◆ **Records from a data collection**:
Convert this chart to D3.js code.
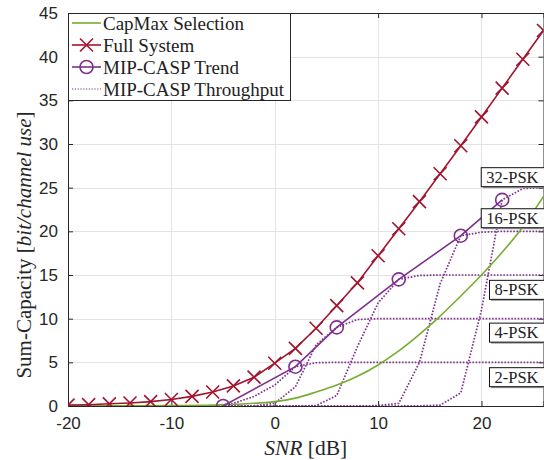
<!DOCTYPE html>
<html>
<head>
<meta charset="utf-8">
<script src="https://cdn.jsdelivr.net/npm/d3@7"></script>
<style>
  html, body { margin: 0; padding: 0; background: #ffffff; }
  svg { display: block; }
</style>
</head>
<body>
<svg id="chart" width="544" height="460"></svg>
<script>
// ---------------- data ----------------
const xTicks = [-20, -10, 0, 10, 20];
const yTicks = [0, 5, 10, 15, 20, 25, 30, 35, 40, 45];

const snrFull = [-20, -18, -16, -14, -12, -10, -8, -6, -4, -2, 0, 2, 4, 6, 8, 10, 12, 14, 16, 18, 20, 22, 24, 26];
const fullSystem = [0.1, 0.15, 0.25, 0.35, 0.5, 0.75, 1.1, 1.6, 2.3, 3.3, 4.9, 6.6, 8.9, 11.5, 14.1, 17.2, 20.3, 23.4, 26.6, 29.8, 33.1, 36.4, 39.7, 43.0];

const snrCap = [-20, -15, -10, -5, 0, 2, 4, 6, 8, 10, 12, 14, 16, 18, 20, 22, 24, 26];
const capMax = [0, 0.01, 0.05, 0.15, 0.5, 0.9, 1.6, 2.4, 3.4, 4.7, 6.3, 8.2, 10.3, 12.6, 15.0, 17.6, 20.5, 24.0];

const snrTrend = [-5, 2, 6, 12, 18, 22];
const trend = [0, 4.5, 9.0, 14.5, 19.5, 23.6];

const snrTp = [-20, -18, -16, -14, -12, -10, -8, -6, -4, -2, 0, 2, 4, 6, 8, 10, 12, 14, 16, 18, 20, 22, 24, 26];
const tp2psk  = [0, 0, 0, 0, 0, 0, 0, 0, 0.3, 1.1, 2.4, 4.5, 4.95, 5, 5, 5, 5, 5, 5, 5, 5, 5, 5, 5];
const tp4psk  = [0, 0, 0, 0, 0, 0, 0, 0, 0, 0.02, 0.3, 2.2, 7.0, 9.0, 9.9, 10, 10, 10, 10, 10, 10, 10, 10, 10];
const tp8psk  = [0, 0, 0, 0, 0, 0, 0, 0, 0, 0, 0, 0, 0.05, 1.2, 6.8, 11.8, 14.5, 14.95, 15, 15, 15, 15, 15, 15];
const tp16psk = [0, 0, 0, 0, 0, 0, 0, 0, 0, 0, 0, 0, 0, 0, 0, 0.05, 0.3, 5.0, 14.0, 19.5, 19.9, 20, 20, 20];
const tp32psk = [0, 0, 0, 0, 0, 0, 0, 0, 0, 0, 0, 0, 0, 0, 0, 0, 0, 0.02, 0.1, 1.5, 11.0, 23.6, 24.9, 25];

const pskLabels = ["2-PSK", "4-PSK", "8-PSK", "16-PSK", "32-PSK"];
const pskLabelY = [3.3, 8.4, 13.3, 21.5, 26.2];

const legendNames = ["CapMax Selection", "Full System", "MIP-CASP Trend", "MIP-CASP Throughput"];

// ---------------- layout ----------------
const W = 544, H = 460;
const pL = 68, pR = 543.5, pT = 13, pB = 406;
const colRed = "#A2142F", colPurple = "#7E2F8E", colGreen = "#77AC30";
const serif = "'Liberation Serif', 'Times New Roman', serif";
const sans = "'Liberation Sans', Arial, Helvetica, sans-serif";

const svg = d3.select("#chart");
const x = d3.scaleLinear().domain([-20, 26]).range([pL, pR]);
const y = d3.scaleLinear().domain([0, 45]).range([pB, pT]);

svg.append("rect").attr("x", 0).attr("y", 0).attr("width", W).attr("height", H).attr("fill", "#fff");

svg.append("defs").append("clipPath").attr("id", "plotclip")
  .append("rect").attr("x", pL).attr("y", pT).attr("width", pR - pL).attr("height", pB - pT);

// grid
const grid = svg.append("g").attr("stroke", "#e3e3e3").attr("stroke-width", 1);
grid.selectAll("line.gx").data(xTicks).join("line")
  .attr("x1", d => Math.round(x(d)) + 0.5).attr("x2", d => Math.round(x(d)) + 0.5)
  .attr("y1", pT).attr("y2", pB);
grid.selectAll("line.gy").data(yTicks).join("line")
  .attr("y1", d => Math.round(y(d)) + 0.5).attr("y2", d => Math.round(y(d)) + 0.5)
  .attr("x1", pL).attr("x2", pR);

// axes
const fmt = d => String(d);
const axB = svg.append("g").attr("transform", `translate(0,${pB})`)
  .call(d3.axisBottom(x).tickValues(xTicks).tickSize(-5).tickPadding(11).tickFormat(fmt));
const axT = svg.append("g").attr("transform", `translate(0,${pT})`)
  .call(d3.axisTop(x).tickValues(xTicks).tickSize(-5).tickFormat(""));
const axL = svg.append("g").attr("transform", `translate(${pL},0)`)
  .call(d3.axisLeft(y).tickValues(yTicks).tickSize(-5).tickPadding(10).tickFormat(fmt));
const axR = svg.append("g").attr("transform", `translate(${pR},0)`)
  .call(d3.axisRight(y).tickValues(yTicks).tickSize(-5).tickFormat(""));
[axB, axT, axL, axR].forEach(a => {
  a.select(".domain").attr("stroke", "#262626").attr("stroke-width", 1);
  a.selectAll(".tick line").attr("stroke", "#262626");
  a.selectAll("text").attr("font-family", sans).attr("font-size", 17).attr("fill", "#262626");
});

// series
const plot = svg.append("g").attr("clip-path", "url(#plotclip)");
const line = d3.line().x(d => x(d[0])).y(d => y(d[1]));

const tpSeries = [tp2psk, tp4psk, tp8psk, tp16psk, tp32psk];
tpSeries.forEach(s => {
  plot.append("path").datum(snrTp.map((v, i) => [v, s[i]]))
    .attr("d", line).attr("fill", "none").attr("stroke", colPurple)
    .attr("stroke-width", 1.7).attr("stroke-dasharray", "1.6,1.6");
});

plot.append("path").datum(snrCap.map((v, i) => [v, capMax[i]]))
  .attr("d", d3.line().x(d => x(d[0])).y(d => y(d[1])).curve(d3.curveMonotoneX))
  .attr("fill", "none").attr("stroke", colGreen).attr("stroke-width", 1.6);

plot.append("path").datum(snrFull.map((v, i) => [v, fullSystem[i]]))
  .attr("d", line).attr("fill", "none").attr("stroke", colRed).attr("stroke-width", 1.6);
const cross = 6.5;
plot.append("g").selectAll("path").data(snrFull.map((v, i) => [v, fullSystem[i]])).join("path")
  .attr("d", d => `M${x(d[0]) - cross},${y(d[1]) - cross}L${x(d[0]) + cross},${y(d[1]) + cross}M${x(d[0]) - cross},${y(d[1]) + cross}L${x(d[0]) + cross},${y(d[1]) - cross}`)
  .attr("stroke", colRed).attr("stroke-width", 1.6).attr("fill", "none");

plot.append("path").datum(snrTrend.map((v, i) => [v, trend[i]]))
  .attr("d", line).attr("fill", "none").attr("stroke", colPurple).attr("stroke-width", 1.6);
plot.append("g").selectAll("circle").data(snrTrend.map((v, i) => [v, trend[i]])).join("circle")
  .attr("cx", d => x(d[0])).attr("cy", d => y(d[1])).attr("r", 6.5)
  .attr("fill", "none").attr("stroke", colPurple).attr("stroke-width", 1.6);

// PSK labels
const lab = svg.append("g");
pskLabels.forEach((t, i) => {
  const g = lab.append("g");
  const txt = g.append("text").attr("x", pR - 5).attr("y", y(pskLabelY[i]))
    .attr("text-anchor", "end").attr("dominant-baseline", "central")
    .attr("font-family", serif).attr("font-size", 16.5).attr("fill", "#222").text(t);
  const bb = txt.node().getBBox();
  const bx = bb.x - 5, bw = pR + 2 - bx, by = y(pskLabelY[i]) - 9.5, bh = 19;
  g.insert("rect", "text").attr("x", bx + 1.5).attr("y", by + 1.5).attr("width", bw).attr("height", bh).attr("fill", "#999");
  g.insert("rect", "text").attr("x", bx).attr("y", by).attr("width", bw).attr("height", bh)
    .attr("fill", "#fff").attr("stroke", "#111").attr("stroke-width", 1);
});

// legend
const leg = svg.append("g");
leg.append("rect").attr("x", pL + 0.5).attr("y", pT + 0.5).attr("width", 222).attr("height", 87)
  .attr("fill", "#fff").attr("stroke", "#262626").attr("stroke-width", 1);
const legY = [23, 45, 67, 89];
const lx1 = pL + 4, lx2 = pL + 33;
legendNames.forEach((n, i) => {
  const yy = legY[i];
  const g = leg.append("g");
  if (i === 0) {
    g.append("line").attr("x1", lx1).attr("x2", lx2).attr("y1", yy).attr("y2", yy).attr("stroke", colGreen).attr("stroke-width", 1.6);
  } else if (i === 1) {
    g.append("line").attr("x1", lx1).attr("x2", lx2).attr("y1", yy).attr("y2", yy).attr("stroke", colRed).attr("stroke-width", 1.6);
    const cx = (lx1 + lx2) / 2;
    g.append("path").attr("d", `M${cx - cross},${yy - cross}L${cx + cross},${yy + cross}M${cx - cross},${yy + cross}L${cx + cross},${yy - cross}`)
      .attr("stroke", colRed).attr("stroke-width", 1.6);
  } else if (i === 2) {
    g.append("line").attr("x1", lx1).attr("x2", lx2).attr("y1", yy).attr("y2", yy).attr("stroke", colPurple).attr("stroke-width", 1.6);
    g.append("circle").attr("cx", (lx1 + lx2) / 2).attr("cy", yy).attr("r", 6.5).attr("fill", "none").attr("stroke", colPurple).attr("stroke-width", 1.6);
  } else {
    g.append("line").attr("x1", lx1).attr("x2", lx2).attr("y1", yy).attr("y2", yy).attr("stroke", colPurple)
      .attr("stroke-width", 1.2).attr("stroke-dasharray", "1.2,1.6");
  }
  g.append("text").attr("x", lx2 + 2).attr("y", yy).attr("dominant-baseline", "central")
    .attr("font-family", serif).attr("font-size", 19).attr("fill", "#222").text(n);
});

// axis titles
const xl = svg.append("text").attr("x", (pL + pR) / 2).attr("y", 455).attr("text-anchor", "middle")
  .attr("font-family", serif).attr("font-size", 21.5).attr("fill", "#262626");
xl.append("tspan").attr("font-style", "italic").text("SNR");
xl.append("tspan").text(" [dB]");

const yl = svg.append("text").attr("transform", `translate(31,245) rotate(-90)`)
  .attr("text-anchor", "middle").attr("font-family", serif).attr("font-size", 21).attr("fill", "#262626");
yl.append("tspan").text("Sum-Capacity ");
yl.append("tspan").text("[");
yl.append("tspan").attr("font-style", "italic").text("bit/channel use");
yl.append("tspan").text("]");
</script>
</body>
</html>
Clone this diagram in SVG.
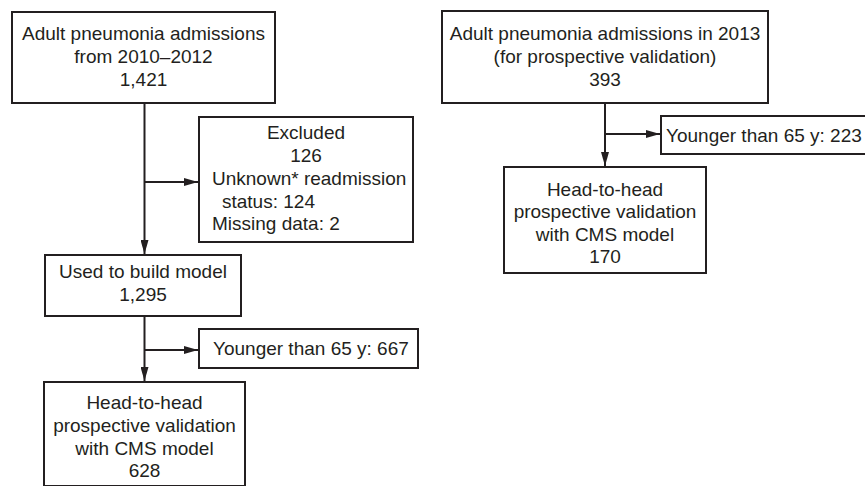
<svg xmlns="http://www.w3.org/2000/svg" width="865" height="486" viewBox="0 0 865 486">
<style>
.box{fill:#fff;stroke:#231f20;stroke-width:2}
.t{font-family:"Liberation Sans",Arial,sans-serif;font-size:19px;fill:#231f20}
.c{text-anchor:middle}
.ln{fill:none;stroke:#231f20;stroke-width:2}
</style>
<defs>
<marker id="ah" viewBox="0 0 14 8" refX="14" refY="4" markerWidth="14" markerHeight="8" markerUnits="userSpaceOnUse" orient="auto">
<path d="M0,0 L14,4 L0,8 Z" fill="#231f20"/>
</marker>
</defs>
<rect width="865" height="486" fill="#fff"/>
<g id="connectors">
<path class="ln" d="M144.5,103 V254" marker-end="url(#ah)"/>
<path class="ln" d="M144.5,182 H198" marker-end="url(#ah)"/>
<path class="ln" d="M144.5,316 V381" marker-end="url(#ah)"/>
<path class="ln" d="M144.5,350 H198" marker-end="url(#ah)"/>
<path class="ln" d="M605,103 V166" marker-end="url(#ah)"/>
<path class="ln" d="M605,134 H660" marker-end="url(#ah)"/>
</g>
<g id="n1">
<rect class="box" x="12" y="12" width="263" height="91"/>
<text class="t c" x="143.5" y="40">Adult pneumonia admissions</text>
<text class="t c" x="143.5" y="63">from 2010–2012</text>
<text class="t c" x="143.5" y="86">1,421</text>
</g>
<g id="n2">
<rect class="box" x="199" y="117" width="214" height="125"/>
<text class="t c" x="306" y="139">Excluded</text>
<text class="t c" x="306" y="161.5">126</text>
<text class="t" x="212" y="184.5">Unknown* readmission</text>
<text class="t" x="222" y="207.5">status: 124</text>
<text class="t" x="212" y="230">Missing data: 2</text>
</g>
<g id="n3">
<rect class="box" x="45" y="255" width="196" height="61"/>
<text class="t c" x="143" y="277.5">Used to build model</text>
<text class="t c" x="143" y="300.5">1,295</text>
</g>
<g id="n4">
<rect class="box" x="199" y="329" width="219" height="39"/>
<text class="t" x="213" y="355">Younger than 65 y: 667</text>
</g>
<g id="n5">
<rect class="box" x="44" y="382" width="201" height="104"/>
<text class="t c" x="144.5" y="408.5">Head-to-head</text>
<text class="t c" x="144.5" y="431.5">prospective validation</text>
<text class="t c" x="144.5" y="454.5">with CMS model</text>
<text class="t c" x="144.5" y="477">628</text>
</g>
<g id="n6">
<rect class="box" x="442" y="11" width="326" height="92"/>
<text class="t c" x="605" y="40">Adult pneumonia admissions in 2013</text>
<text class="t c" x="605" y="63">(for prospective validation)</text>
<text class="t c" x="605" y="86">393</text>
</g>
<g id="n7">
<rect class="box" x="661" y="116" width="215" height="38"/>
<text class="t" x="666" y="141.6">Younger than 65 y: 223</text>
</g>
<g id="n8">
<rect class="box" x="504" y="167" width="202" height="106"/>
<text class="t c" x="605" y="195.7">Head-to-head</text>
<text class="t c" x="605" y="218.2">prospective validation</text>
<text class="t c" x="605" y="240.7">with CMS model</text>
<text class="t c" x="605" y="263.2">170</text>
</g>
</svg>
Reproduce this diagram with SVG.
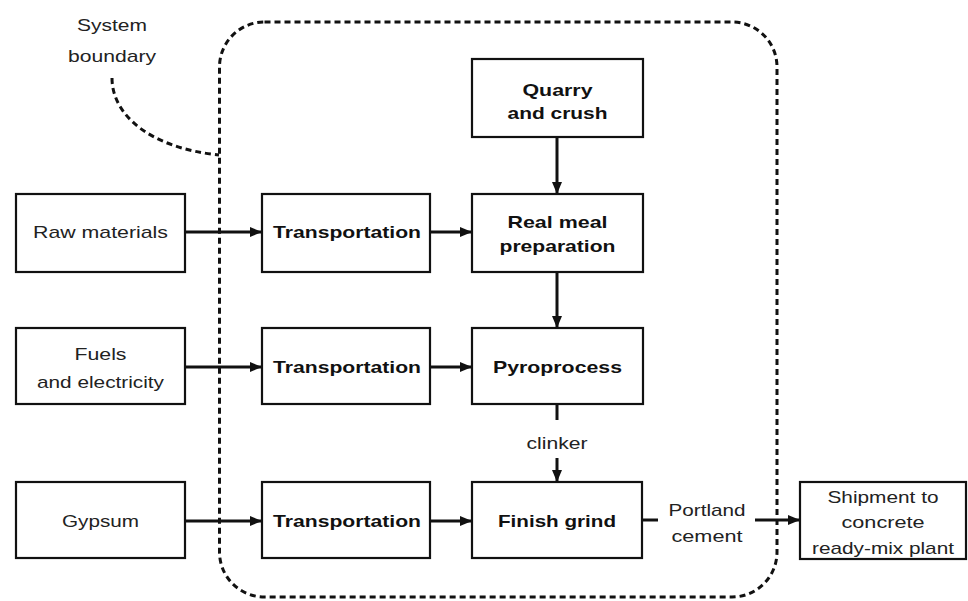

◆ **To be done**: Restate exactly, please, only the lines between the start of the data and the line containing "const pskLabelY = [3.3, 8.4, 13.3, 21.5, 26.2];", both ends included, skipping the pictures.

◆ **Exercise result**:
Convert this chart to D3.js code.
<!DOCTYPE html>
<html>
<head>
<meta charset="utf-8">
<script src="https://cdn.jsdelivr.net/npm/d3@7"></script>
<style>
  html, body { margin: 0; padding: 0; background: #ffffff; }
  svg { display: block; }
</style>
</head>
<body>
<svg id="chart" width="544" height="460"></svg>
<script>
// ---------------- data ----------------
const xTicks = [-20, -10, 0, 10, 20];
const yTicks = [0, 5, 10, 15, 20, 25, 30, 35, 40, 45];

const snrFull = [-20, -18, -16, -14, -12, -10, -8, -6, -4, -2, 0, 2, 4, 6, 8, 10, 12, 14, 16, 18, 20, 22, 24, 26];
const fullSystem = [0.1, 0.15, 0.25, 0.35, 0.5, 0.75, 1.1, 1.6, 2.3, 3.3, 4.9, 6.6, 8.9, 11.5, 14.1, 17.2, 20.3, 23.4, 26.6, 29.8, 33.1, 36.4, 39.7, 43.0];

const snrCap = [-20, -15, -10, -5, 0, 2, 4, 6, 8, 10, 12, 14, 16, 18, 20, 22, 24, 26];
const capMax = [0, 0.01, 0.05, 0.15, 0.5, 0.9, 1.6, 2.4, 3.4, 4.7, 6.3, 8.2, 10.3, 12.6, 15.0, 17.6, 20.5, 24.0];

const snrTrend = [-5, 2, 6, 12, 18, 22];
const trend = [0, 4.5, 9.0, 14.5, 19.5, 23.6];

const snrTp = [-20, -18, -16, -14, -12, -10, -8, -6, -4, -2, 0, 2, 4, 6, 8, 10, 12, 14, 16, 18, 20, 22, 24, 26];
const tp2psk  = [0, 0, 0, 0, 0, 0, 0, 0, 0.3, 1.1, 2.4, 4.5, 4.95, 5, 5, 5, 5, 5, 5, 5, 5, 5, 5, 5];
const tp4psk  = [0, 0, 0, 0, 0, 0, 0, 0, 0, 0.02, 0.3, 2.2, 7.0, 9.0, 9.9, 10, 10, 10, 10, 10, 10, 10, 10, 10];
const tp8psk  = [0, 0, 0, 0, 0, 0, 0, 0, 0, 0, 0, 0, 0.05, 1.2, 6.8, 11.8, 14.5, 14.95, 15, 15, 15, 15, 15, 15];
const tp16psk = [0, 0, 0, 0, 0, 0, 0, 0, 0, 0, 0, 0, 0, 0, 0, 0.05, 0.3, 5.0, 14.0, 19.5, 19.9, 20, 20, 20];
const tp32psk = [0, 0, 0, 0, 0, 0, 0, 0, 0, 0, 0, 0, 0, 0, 0, 0, 0, 0.02, 0.1, 1.5, 11.0, 23.6, 24.9, 25];

const pskLabels = ["2-PSK", "4-PSK", "8-PSK", "16-PSK", "32-PSK"];
const pskLabelY = [3.3, 8.4, 13.3, 21.5, 26.2];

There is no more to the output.